* **WHAT IS ASKED**: Copy all lines below exactly as written. Leave pictures out.

[Charts and diagrams as code]
============

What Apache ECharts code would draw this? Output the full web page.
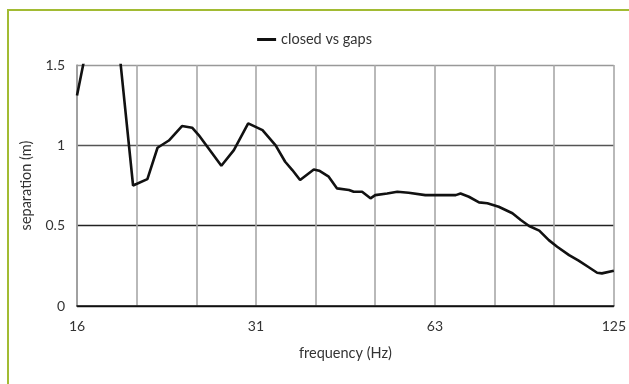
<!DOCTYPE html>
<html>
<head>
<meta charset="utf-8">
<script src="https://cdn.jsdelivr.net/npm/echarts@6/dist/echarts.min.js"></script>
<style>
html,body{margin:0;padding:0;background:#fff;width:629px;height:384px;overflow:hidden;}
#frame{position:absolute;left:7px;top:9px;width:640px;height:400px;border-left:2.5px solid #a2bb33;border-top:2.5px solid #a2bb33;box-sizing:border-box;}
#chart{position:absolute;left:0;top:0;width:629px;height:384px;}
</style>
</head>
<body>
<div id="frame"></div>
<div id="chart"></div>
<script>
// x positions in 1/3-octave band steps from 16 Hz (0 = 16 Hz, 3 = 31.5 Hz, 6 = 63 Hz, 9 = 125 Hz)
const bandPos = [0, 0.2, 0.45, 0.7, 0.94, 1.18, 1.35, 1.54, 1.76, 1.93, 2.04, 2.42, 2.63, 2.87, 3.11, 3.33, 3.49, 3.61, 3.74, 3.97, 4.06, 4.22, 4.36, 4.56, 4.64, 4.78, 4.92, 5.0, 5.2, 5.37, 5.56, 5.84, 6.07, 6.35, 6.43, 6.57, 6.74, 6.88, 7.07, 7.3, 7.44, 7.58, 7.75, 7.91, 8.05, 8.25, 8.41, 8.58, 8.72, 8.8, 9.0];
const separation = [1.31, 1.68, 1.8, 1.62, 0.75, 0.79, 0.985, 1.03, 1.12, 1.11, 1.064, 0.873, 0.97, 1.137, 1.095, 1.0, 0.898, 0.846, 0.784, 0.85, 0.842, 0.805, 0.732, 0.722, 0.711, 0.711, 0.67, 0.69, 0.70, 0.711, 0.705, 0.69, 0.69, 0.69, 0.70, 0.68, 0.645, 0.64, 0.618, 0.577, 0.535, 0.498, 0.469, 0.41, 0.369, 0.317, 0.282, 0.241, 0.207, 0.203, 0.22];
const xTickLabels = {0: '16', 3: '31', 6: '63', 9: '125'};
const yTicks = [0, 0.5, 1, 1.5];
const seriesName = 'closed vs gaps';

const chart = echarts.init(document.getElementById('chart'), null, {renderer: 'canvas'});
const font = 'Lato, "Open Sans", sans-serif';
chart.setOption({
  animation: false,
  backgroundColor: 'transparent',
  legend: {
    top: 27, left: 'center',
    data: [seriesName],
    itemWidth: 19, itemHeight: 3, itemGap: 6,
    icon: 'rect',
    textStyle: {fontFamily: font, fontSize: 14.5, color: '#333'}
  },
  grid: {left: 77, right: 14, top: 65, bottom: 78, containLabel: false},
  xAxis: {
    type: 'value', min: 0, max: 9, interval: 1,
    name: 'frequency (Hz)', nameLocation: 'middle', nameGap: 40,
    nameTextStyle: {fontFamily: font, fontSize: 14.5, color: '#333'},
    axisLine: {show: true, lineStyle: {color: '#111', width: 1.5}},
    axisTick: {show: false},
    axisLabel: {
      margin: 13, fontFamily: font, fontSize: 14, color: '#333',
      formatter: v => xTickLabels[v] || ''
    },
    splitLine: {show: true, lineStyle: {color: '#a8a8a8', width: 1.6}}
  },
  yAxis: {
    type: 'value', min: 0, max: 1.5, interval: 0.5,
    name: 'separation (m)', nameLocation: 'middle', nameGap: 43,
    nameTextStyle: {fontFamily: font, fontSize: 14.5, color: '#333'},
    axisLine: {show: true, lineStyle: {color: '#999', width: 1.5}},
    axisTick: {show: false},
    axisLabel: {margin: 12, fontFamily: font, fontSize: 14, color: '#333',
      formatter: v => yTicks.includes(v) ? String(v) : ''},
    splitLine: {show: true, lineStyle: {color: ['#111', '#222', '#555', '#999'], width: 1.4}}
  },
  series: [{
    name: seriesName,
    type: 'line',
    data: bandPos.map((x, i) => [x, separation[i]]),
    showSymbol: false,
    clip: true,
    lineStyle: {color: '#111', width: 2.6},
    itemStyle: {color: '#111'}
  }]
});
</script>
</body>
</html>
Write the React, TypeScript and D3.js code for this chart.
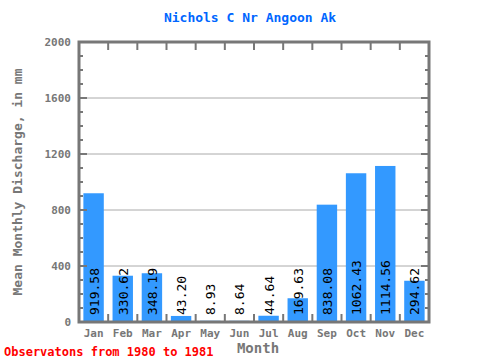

============

* **IN RESPONSE**:
What Apache ECharts code would draw this? Output the full web page.
<!DOCTYPE html>
<html>
<head>
<meta charset="utf-8">
<script src="https://cdn.jsdelivr.net/npm/echarts@6/dist/echarts.min.js"></script>
<style>
html,body{margin:0;padding:0;background:#fff;width:629px;height:384px;overflow:hidden;}
#frame{position:absolute;left:7px;top:9px;width:640px;height:400px;border-left:2.5px solid #a2bb33;border-top:2.5px solid #a2bb33;box-sizing:border-box;}
#chart{position:absolute;left:0;top:0;width:629px;height:384px;}
</style>
</head>
<body>
<div id="frame"></div>
<div id="chart"></div>
<script>
// x positions in 1/3-octave band steps from 16 Hz (0 = 16 Hz, 3 = 31.5 Hz, 6 = 63 Hz, 9 = 125 Hz)
const bandPos = [0, 0.2, 0.45, 0.7, 0.94, 1.18, 1.35, 1.54, 1.76, 1.93, 2.04, 2.42, 2.63, 2.87, 3.11, 3.33, 3.49, 3.61, 3.74, 3.97, 4.06, 4.22, 4.36, 4.56, 4.64, 4.78, 4.92, 5.0, 5.2, 5.37, 5.56, 5.84, 6.07, 6.35, 6.43, 6.57, 6.74, 6.88, 7.07, 7.3, 7.44, 7.58, 7.75, 7.91, 8.05, 8.25, 8.41, 8.58, 8.72, 8.8, 9.0];
const separation = [1.31, 1.68, 1.8, 1.62, 0.75, 0.79, 0.985, 1.03, 1.12, 1.11, 1.064, 0.873, 0.97, 1.137, 1.095, 1.0, 0.898, 0.846, 0.784, 0.85, 0.842, 0.805, 0.732, 0.722, 0.711, 0.711, 0.67, 0.69, 0.70, 0.711, 0.705, 0.69, 0.69, 0.69, 0.70, 0.68, 0.645, 0.64, 0.618, 0.577, 0.535, 0.498, 0.469, 0.41, 0.369, 0.317, 0.282, 0.241, 0.207, 0.203, 0.22];
const xTickLabels = {0: '16', 3: '31', 6: '63', 9: '125'};
const yTicks = [0, 0.5, 1, 1.5];
const seriesName = 'closed vs gaps';

const chart = echarts.init(document.getElementById('chart'), null, {renderer: 'canvas'});
const font = 'Lato, "Open Sans", sans-serif';
chart.setOption({
  animation: false,
  backgroundColor: 'transparent',
  legend: {
    top: 27, left: 'center',
    data: [seriesName],
    itemWidth: 19, itemHeight: 3, itemGap: 6,
    icon: 'rect',
    textStyle: {fontFamily: font, fontSize: 14.5, color: '#333'}
  },
  grid: {left: 77, right: 14, top: 65, bottom: 78, containLabel: false},
  xAxis: {
    type: 'value', min: 0, max: 9, interval: 1,
    name: 'frequency (Hz)', nameLocation: 'middle', nameGap: 40,
    nameTextStyle: {fontFamily: font, fontSize: 14.5, color: '#333'},
    axisLine: {show: true, lineStyle: {color: '#111', width: 1.5}},
    axisTick: {show: false},
    axisLabel: {
      margin: 13, fontFamily: font, fontSize: 14, color: '#333',
      formatter: v => xTickLabels[v] || ''
    },
    splitLine: {show: true, lineStyle: {color: '#a8a8a8', width: 1.6}}
  },
  yAxis: {
    type: 'value', min: 0, max: 1.5, interval: 0.5,
    name: 'separation (m)', nameLocation: 'middle', nameGap: 43,
    nameTextStyle: {fontFamily: font, fontSize: 14.5, color: '#333'},
    axisLine: {show: true, lineStyle: {color: '#999', width: 1.5}},
    axisTick: {show: false},
    axisLabel: {margin: 12, fontFamily: font, fontSize: 14, color: '#333',
      formatter: v => yTicks.includes(v) ? String(v) : ''},
    splitLine: {show: true, lineStyle: {color: ['#111', '#222', '#555', '#999'], width: 1.4}}
  },
  series: [{
    name: seriesName,
    type: 'line',
    data: bandPos.map((x, i) => [x, separation[i]]),
    showSymbol: false,
    clip: true,
    lineStyle: {color: '#111', width: 2.6},
    itemStyle: {color: '#111'}
  }]
});
</script>
</body>
</html>
Write the React, TypeScript and D3.js code for this chart.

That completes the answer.